By Kristy Koehler, April 6 2020—
Two University of Calgary students are appalled that the city’s vulnerable population will be sheltered at the Telus Convention Centre instead of in hotels.
Vagisha Agrawal and Ariana Agouridis read CBC’s report that Calgary Mayor Naheed Nenshi’s plan to house the city’s homeless in hotels was overruled by the provincial government. The students started a petition and are hoping that fellow Calgarians not only sign it, but send emails to Alberta Premier Jason Kenney demanding that he reconsider.
“I was reading a lot about our homeless population and wondering what was going to happen to them during this crisis,” said Agouridis, an International Relations major at U of C. “It’s a local issue that already has some support and public pressure could actually be meaningful in changing something.”
Agrawal believes that housing homeless in more dignified locations sets a precedent, proving that the government is able to shelter the city’s vulnerable all the time, not just during a time of crisis. She thinks the government is simply worried about optics.
“I wish they would be worried about how it looks to deny people a shelter when it’s so easily available to them,” she said.
She also believes that the virus is being politicized by governments, who are acting on the basis of their own self-interest, rather than public well-being. She’s concerned that the United Conservative Party’s decision to lay off education workers was suspiciously timed.
“They anticipate that people are not going to react,” said Agrawal.
The students have enlisted their friends to call their local representatives and share the issue on their social media. Agouridis wishes she could do more, but says it’s difficult when there’s no ability to take to the streets and protest amidst physical distancing measures.
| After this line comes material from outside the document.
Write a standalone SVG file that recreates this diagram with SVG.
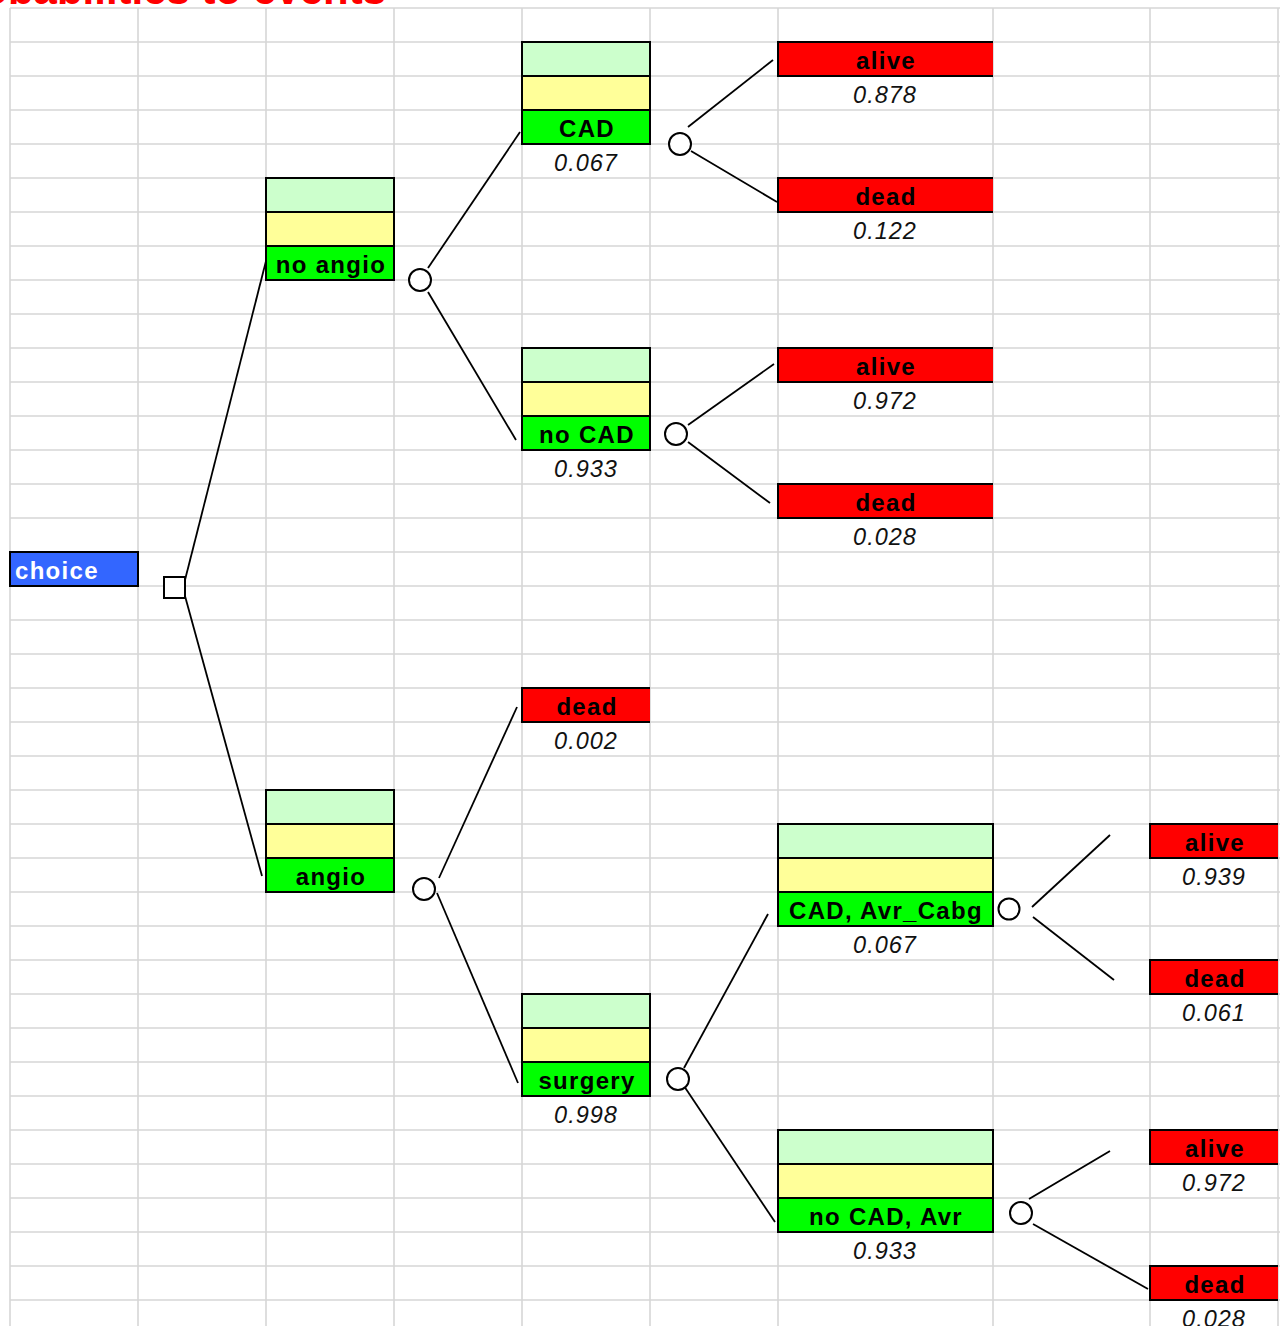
<svg xmlns="http://www.w3.org/2000/svg" width="1287" height="1326" viewBox="0 0 1287 1326">
  <style>
    .grid { stroke: #d6d6d6; stroke-width: 1.6; fill: none; }
    .edge { stroke: #000; stroke-width: 1.8; fill: none; }
    .box { stroke: #000; stroke-width: 2; }
    .lg { fill: #ccffcc; }
    .yl { fill: #ffff99; }
    .gr { fill: #00ff00; }
    .rd { fill: #ff0000; }
    .chance { fill: #fff; stroke: #000; stroke-width: 2; }
    .lbl { font-family: "Liberation Sans", Arial, sans-serif; font-weight: bold; font-size: 24px; letter-spacing: 1.3px; fill: #000; text-anchor: middle; }
    .prob { font-family: "Liberation Sans", Arial, sans-serif; font-style: italic; font-size: 23.5px; letter-spacing: 1px; fill: #111; text-anchor: middle; }
    .title { font-family: "Liberation Sans", Arial, sans-serif; font-weight: bold; font-size: 42px; fill: #ff0000; text-anchor: end; }
  </style>
  <defs>
    <!-- three-row decision/chance node body, 128 wide -->
    <g id="stack128">
      <rect class="lg" x="0" y="0" width="128" height="34"/>
      <rect class="yl" x="0" y="34" width="128" height="34"/>
      <rect class="gr" x="0" y="68" width="128" height="34"/>
      <path class="box" fill="none" d="M0,0H128V102H0Z M0,34H128 M0,68H128"/>
    </g>
    <!-- three-row node body, 215 wide -->
    <g id="stack215">
      <rect class="lg" x="0" y="0" width="215" height="34"/>
      <rect class="yl" x="0" y="34" width="215" height="34"/>
      <rect class="gr" x="0" y="68" width="215" height="34"/>
      <path class="box" fill="none" d="M0,0H215V102H0Z M0,34H215 M0,68H215"/>
    </g>
    <!-- terminal outcome cells -->
    <g id="term215">
      <rect class="rd" x="0" y="0" width="215" height="34"/>
      <path class="box" fill="none" d="M215,0H0V34H215"/>
    </g>
    <g id="term128">
      <rect class="rd" x="0" y="0" width="128" height="34"/>
      <path class="box" fill="none" d="M128,0H0V34H128"/>
    </g>
  </defs>

  <rect x="0" y="0" width="1287" height="1326" fill="#fff"/>

  <!-- spreadsheet grid -->
  <g id="grid">
    <path class="grid" d="M10,8V1326 M138,8V1326 M266,8V1326 M394,8V1326 M522,8V1326 M650,8V1326 M778,8V1326 M993,8V1326 M1150,8V1326 M1278,8V1326"/>
    <path class="grid" d="M10,8H1280 M10,42H1280 M10,76H1280 M10,110H1280 M10,144H1280 M10,178H1280 M10,212H1280 M10,246H1280 M10,280H1280 M10,314H1280 M10,348H1280 M10,382H1280 M10,416H1280 M10,450H1280 M10,484H1280 M10,518H1280 M10,552H1280 M10,586H1280 M10,620H1280 M10,654H1280 M10,688H1280 M10,722H1280 M10,756H1280 M10,790H1280 M10,824H1280 M10,858H1280 M10,892H1280 M10,926H1280 M10,960H1280 M10,994H1280 M10,1028H1280 M10,1062H1280 M10,1096H1280 M10,1130H1280 M10,1164H1280 M10,1198H1280 M10,1232H1280 M10,1266H1280 M10,1300H1280"/>
  </g>

  <text class="title" x="386" y="4">Assign probabilities to events</text>

  <!-- branches -->
  <g id="connectors">
    <line class="edge" x1="185" y1="580" x2="266" y2="261"/>
    <line class="edge" x1="185" y1="596" x2="262" y2="876"/>
    <line class="edge" x1="428" y1="268" x2="520" y2="132"/>
    <line class="edge" x1="428" y1="292" x2="516" y2="440"/>
    <line class="edge" x1="688" y1="127" x2="773" y2="60"/>
    <line class="edge" x1="691" y1="151" x2="777" y2="202"/>
    <line class="edge" x1="688" y1="425" x2="774" y2="364"/>
    <line class="edge" x1="688" y1="442" x2="770" y2="503"/>
    <line class="edge" x1="439" y1="878" x2="517" y2="707"/>
    <line class="edge" x1="437" y1="893" x2="518" y2="1083"/>
    <line class="edge" x1="684" y1="1068" x2="768" y2="914"/>
    <line class="edge" x1="684" y1="1086" x2="775" y2="1222"/>
    <line class="edge" x1="1032" y1="907" x2="1110" y2="835"/>
    <line class="edge" x1="1033" y1="917" x2="1114" y2="980"/>
    <line class="edge" x1="1029" y1="1199" x2="1110" y2="1151"/>
    <line class="edge" x1="1033" y1="1224" x2="1148" y2="1289"/>
  </g>

  <!-- root decision -->
  <g id="choice">
    <rect x="10" y="552" width="128" height="34" fill="#3366ff" stroke="#000" stroke-width="2"/>
    <text x="15" y="579" font-family="Liberation Sans, Arial, sans-serif" font-weight="bold" font-size="24" letter-spacing="1.3" fill="#fff">choice</text>
  </g>
  <g id="decision-square">
    <rect x="164" y="577" width="21" height="21" fill="#fff" stroke="#000" stroke-width="2"/>
  </g>

  <!-- no angio branch -->
  <g id="no-angio">
    <use href="#stack128" x="266" y="178"/>
    <text class="lbl" x="331" y="273">no angio</text>
  </g>
  <g id="chance-no-angio"><circle class="chance" cx="420" cy="280" r="11"/></g>

  <g id="cad">
    <use href="#stack128" x="522" y="42"/>
    <text class="lbl" x="587" y="137">CAD</text>
    <text class="prob" x="586" y="171">0.067</text>
  </g>
  <g id="chance-cad"><circle class="chance" cx="680" cy="144" r="11"/></g>

  <g id="cad-alive">
    <use href="#term215" x="778" y="42"/>
    <text class="lbl" x="886" y="69">alive</text>
    <text class="prob" x="885" y="103">0.878</text>
  </g>
  <g id="cad-dead">
    <use href="#term215" x="778" y="178"/>
    <text class="lbl" x="886" y="205">dead</text>
    <text class="prob" x="885" y="239">0.122</text>
  </g>

  <g id="no-cad">
    <use href="#stack128" x="522" y="348"/>
    <text class="lbl" x="587" y="443">no CAD</text>
    <text class="prob" x="586" y="477">0.933</text>
  </g>
  <g id="chance-no-cad"><circle class="chance" cx="676" cy="434" r="11"/></g>

  <g id="no-cad-alive">
    <use href="#term215" x="778" y="348"/>
    <text class="lbl" x="886" y="375">alive</text>
    <text class="prob" x="885" y="409">0.972</text>
  </g>
  <g id="no-cad-dead">
    <use href="#term215" x="778" y="484"/>
    <text class="lbl" x="886" y="511">dead</text>
    <text class="prob" x="885" y="545">0.028</text>
  </g>

  <!-- angio branch -->
  <g id="angio">
    <use href="#stack128" x="266" y="790"/>
    <text class="lbl" x="331" y="885">angio</text>
  </g>
  <g id="chance-angio"><circle class="chance" cx="424" cy="889" r="11"/></g>

  <g id="angio-dead">
    <use href="#term128" x="522" y="688"/>
    <text class="lbl" x="587" y="715">dead</text>
    <text class="prob" x="586" y="749">0.002</text>
  </g>

  <g id="surgery">
    <use href="#stack128" x="522" y="994"/>
    <text class="lbl" x="587" y="1089">surgery</text>
    <text class="prob" x="586" y="1123">0.998</text>
  </g>
  <g id="chance-surgery"><circle class="chance" cx="678" cy="1079" r="11"/></g>

  <g id="cad-avr-cabg">
    <use href="#stack215" x="778" y="824"/>
    <text class="lbl" x="886" y="919">CAD, Avr_Cabg</text>
    <text class="prob" x="885" y="953">0.067</text>
  </g>
  <g id="chance-cad-avr-cabg"><circle class="chance" cx="1009" cy="909" r="10.5"/></g>

  <g id="cabg-alive">
    <use href="#term128" x="1150" y="824"/>
    <text class="lbl" x="1215" y="851">alive</text>
    <text class="prob" x="1214" y="885">0.939</text>
  </g>
  <g id="cabg-dead">
    <use href="#term128" x="1150" y="960"/>
    <text class="lbl" x="1215" y="987">dead</text>
    <text class="prob" x="1214" y="1021">0.061</text>
  </g>

  <g id="no-cad-avr">
    <use href="#stack215" x="778" y="1130"/>
    <text class="lbl" x="886" y="1225">no CAD, Avr</text>
    <text class="prob" x="885" y="1259">0.933</text>
  </g>
  <g id="chance-no-cad-avr"><circle class="chance" cx="1021" cy="1213" r="11"/></g>

  <g id="avr-alive">
    <use href="#term128" x="1150" y="1130"/>
    <text class="lbl" x="1215" y="1157">alive</text>
    <text class="prob" x="1214" y="1191">0.972</text>
  </g>
  <g id="avr-dead">
    <use href="#term128" x="1150" y="1266"/>
    <text class="lbl" x="1215" y="1293">dead</text>
    <text class="prob" x="1214" y="1327">0.028</text>
  </g>
</svg>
Still, she’s been pleased with how many friends — and even professors at U of C — have shown their support.
“Education is ideally supposed to produce more informed and active citizens and I think that this is really at the heart of what studentship should look like,” said Agrawal. “The kind of knowledge that we are privileged enough to have access to and explore at this institution positions us to lend a hand to other populations that might not be positioned in the same way.”
Agrawal says that homelessness is an intersectional issue, and that learning about structural inequality in school would be for naught if she wasn’t able to somehow put her knowledge to practice in helping others.
Both Agrawal and Agouridis stress that this “isn’t about two students who started a petition.”
“The lived experiences of our vulnerable population is at the center of this for us. This is a crisis that is causing us to think about what we want our future to look like,” said Agrawal. “Students are in a unique position to be thinking about what they want their world to look like. Social causes like this are really important for how we construct that world view.
“This crisis has a way of amplifying power structures and amplifying all the dysfunctionalities that existed pre-coronavirus and have now been brought to the front in a more obvious way. It’s our duty to think about what we as people can do and what we can learn from this virus and how to move forward in a constructive way.”
Agarwal was disappointed that the public voice wasn’t taken into consideration, calling what’s happening under the UCP a “moral crisis.”
“During this time, we should be vigilant in watching what our government is passing under this guise of distraction,” said Agouridis.
Marie Renaud, opposition critic for community and social services and NDP MLA for St. Albert, says that housing is essential in normal times, and that during times when we’re being asked to practice physical distancing, having somewhere to do that, as well as to practice proper hygiene is incredibly important.
“What I’ve been asking the UCP for is to see the data that they used to make the decision that they did,” said Renaud. “For example in Calgary we understand through public reporting that Mayor Nenshi was under the impression that there was an agreement to go ahead and house homeless in hotels or motels and then that changed. I want to see the data that supports that.”
Renaud questioned why, when we’re hearing from Deena Hinshaw, the chief medical officer of health for the province of Alberta, that we need to practice physical distancing and proper hygiene, we’re housing vulnerable populations in spaces that may not be ideal for such things.
“Our goal is to help prevent community spread, and of course treat every single Albertan with respect and dignity. Shoving people into church basements onto mats and into convention centres where people are jammed into bathrooms and don’t have access to showers, it’s wrong on so many levels,” said Renaud.
“I’m incredibly grateful for students who start petitions like this. It’s so important that people point out that this is wrong and there’s so many things we can do to prevent really bad outcomes for people all over Alberta.”
The reason for housing homeless in the convention centre, according to minister of community and social services Rajan Sawhney, is that hotels need to be retrofitted so that suicide prevention measures are in place. The process takes time.
Renaud says she’s not buying it.
“I don’t think the research supports that either,” she said.
The Calgary Hotel Association said that many of their member hotels “came forward with offers of support to provide accommodations to vulnerable Calgarians” and “did so because of their support for our community, our City and a very genuine worry for those most vulnerable during this time of crisis.”
The City of Toronto recently acquired hotels and vacant rental buildings to house homeless as part of it’s strategy for caring for the city’s vulnerable.
The petition started by the students is available online.